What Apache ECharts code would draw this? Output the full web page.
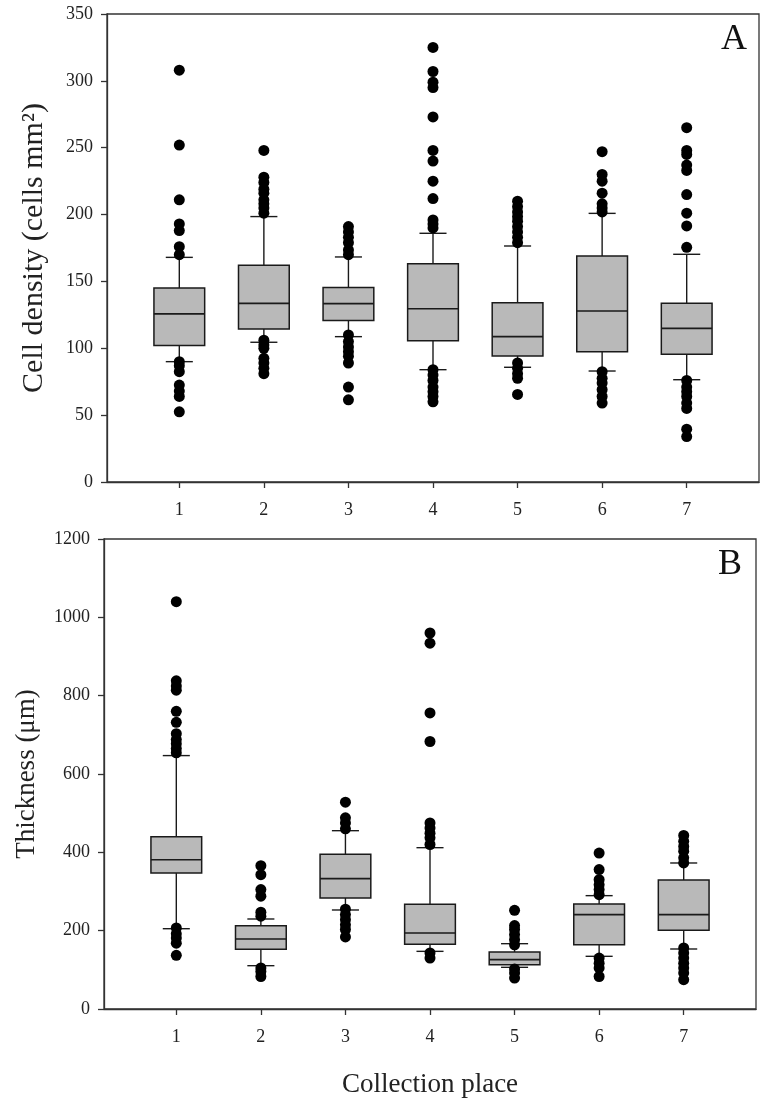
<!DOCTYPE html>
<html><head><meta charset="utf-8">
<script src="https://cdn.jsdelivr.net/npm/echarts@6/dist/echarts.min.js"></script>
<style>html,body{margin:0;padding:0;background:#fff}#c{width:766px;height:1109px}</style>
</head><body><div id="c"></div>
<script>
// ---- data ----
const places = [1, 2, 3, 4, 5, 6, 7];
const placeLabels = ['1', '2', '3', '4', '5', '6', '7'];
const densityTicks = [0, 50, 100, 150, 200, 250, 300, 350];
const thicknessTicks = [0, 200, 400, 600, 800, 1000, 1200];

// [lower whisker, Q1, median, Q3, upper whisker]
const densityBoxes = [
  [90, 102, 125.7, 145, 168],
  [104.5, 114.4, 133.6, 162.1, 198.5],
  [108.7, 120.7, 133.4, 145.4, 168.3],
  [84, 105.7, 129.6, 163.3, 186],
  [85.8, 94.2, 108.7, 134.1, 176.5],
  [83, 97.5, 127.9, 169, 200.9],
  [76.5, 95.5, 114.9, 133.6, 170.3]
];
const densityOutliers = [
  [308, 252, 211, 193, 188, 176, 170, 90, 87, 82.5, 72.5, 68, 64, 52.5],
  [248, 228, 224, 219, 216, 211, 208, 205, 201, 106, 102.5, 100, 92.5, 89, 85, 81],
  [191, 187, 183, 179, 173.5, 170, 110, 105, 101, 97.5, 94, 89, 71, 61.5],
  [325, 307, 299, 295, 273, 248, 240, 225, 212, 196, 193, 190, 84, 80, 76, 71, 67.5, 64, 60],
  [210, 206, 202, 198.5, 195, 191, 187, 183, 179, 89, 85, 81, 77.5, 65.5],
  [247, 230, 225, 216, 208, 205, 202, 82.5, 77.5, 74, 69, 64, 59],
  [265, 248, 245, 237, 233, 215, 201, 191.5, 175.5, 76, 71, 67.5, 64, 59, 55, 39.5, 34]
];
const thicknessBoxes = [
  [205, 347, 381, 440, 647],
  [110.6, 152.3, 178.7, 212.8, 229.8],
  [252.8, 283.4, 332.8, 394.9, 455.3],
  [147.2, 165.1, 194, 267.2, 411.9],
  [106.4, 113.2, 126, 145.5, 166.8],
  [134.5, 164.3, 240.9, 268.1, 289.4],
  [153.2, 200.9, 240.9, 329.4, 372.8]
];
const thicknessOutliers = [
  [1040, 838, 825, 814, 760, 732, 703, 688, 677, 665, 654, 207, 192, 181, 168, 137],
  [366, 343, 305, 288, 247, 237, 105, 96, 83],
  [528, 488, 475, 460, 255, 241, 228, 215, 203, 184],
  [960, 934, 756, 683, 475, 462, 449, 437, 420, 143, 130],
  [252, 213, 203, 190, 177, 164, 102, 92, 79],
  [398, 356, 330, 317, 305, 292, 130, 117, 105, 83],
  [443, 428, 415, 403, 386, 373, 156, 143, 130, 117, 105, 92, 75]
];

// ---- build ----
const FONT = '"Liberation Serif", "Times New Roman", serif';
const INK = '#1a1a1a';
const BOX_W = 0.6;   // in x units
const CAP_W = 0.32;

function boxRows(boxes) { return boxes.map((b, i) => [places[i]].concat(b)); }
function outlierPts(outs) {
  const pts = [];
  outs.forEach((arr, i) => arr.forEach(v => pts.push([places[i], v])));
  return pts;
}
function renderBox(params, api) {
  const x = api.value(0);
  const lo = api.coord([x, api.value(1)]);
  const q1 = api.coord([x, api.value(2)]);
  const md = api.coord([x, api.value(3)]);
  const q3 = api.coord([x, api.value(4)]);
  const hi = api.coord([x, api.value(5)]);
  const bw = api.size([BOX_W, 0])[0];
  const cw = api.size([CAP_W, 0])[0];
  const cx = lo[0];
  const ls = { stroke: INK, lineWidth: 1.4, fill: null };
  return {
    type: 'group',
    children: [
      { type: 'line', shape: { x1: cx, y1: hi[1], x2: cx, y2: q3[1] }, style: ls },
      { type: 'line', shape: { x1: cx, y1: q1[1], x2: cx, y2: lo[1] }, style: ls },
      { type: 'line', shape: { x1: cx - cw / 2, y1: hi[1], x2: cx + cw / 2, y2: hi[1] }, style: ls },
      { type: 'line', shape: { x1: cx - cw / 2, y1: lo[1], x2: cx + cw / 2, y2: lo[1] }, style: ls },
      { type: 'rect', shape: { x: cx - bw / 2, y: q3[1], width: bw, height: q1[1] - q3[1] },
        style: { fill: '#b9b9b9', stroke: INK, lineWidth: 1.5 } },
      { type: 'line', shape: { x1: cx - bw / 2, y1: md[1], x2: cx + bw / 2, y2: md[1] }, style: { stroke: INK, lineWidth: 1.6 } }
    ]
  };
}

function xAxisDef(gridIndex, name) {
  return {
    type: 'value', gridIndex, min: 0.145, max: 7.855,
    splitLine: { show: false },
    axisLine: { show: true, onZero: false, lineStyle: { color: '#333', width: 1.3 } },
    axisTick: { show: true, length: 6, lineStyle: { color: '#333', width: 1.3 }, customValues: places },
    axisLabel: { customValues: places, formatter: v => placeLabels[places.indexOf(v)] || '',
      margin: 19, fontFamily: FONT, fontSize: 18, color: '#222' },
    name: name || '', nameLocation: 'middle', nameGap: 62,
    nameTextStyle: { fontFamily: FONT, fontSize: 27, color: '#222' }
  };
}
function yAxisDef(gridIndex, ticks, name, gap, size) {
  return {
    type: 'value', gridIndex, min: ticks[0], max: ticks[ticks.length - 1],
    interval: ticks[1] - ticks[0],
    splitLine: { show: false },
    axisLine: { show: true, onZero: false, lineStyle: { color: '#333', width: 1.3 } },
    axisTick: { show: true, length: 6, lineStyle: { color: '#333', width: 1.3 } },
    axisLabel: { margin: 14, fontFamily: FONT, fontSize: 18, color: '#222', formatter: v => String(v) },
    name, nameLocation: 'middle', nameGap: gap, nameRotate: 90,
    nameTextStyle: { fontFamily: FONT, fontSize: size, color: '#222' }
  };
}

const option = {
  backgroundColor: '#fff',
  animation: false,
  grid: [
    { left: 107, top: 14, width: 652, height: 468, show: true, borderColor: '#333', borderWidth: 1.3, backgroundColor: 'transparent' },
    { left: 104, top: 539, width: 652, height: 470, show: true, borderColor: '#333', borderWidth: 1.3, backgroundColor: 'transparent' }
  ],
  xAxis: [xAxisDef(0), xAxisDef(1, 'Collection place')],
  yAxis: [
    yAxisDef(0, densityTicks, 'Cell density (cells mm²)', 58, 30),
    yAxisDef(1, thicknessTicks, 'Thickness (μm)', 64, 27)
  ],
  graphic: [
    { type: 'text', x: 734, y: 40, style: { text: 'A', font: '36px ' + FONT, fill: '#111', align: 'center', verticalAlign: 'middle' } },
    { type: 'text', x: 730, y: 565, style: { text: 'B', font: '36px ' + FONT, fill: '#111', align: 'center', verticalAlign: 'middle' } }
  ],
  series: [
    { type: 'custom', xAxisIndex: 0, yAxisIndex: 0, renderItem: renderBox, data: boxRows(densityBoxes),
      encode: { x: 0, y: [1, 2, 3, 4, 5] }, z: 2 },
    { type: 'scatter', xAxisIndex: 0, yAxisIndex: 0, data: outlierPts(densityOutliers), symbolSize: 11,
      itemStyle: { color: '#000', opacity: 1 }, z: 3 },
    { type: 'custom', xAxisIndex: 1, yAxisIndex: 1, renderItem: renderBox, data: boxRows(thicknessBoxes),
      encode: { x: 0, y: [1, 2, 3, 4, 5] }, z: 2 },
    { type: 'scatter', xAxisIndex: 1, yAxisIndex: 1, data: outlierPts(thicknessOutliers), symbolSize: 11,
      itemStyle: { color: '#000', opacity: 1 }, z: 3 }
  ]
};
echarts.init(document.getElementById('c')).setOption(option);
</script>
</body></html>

**Work to do**: Write out, word for word, the lines from the start of the data through the one holding "const thicknessTicks = [0, 200, 400, 600, 800, 1000, 1200];". Omit pictures.

**Result**:
What Apache ECharts code would draw this? Output the full web page.
<!DOCTYPE html>
<html><head><meta charset="utf-8">
<script src="https://cdn.jsdelivr.net/npm/echarts@6/dist/echarts.min.js"></script>
<style>html,body{margin:0;padding:0;background:#fff}#c{width:766px;height:1109px}</style>
</head><body><div id="c"></div>
<script>
// ---- data ----
const places = [1, 2, 3, 4, 5, 6, 7];
const placeLabels = ['1', '2', '3', '4', '5', '6', '7'];
const densityTicks = [0, 50, 100, 150, 200, 250, 300, 350];
const thicknessTicks = [0, 200, 400, 600, 800, 1000, 1200];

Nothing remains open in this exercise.